Pathophysiological significance of peroxidative stress, neuronal damage, and membrane permeability in acute mountain sickness

Free radical-mediated changes in vascular permeability and subsequent inflammatory response may be a contributory pathogenetic cofactor responsible for the development of neurological sequelae associated with acute mountain sickness (AMS). To investigate this, 49 subjects were examined at sea level and serially after rapid ascent to 4,559 m. Although the venous concentration of total creatine phosphokinase activity was measured in all subjects, a complementary examination of lipid peroxidation (F(2)-isoprostanes), inflammatory (TNF-alpha, IL-1beta, IL-2, IL-6, IL-8, C-reactive protein), and cerebrovascular tissue damage (neuron-specific enolase) biomarkers was confined to a subcohort of 24 subjects. A selective increase (P < 0.05) in total creatine phosphokinase was observed in subjects diagnosed with AMS at high altitude (n = 25) compared with apparently healthy controls (n = 24). However, despite a marked increase in IL-6 and C-reactive protein attributable primarily to subjects developing high-altitude pulmonary edema, subcohort analyses demonstrated no selective differences in F(2)-isoprostanes, neuron-specific enolase, or remaining proinflammatory cytokines due to AMS (n = 14).
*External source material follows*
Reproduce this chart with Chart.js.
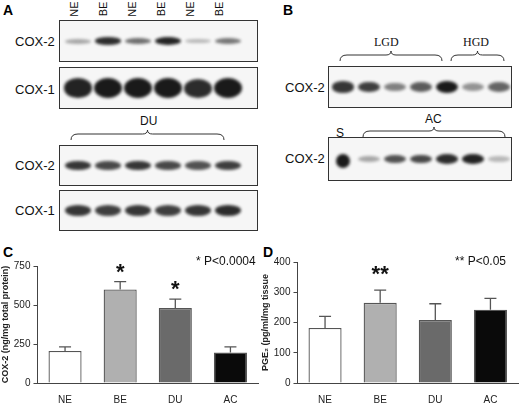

The present findings are the first to demonstrate that free radical-mediated neuronal damage of sufficient degree to be detected in the peripheral circulation does not occur and is, therefore, unlikely to be an important, initiating event that is critical for the development of AMS. The pathophysiological significance of increased sarcolemmal membrane permeability and inflammatory response, either as a cause or epiphenomenon of AMS and/or high-altitude pulmonary edema, remains to be elucidated.